Formation of Gold Nanorods by Seeded Growth: Mechanisms and Modeling

Seeded growth is one of the most successful and well-studied methods of making nanorods of face-centered cubic (FCC) metals such as Ag, Au, Pt, etc. In this method separately prepared tiny metal seeds (typically smaller than 10 nm) are added to a growth solution containing metal precursor, a weak reducing agent such as ascorbic acid, and a capping agent. The mechanisms that lead to specific shape selection and growth of nanoparticles, in this method, are poorly understood. We propose a mechanism of nanorod growth based on the physical phenomenon of twinning and develop a population balance based model. Briefly, on mixing with growth solution, the seeds start growing isotropically, during which some of the seeds undergo twinning and transform their growth habit to form nanorod nuclei. The nanorod nuclei grow along one dimension to form nanorods, and a mixture of nanorods and nanospheres is obtained after a short aging time (typically < 3 h). The simulations capture the salient features of one-dimensional growth of nanorods, along with the kinetics.
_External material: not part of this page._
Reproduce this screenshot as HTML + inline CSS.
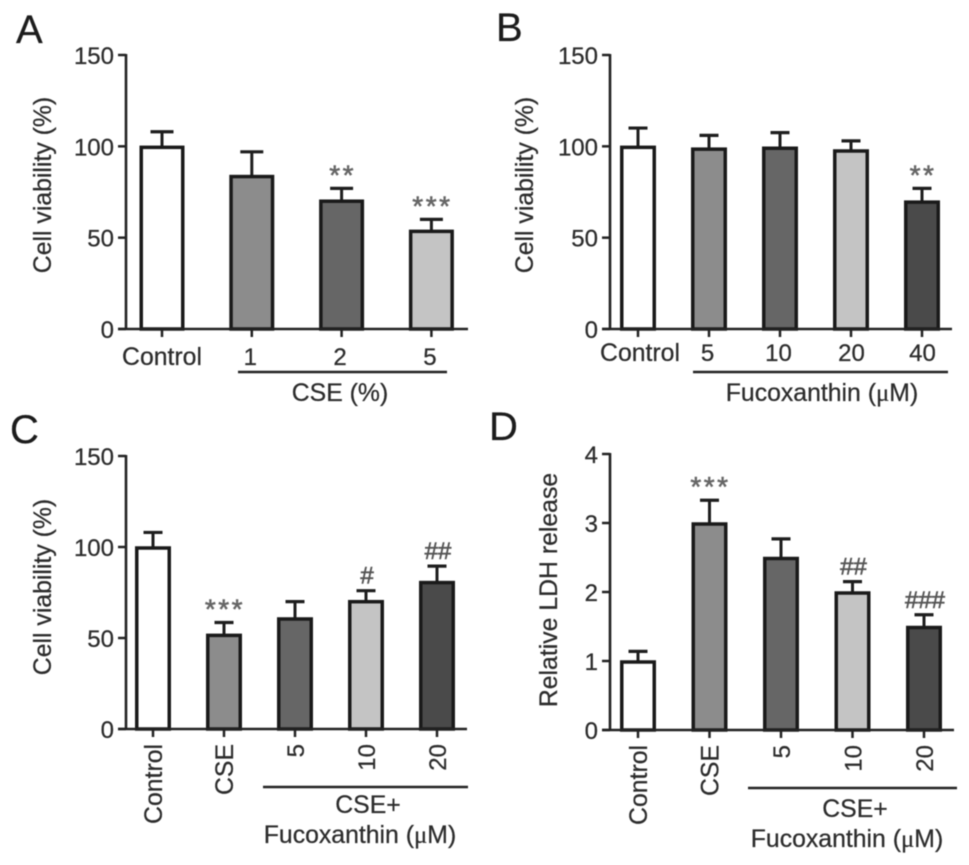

The trends in experimental data are reproduced well by this model, and we are able to predict the yield of nanorods. Simulations also reveal that the growth of nanospheres competes with the nucleation and growth of nanorods; their relative magnitudes decide the yield of specific shapes in the system. The model is quite general and will apply to the seeded growth of nanorods of any material that has an FCC crystal structure.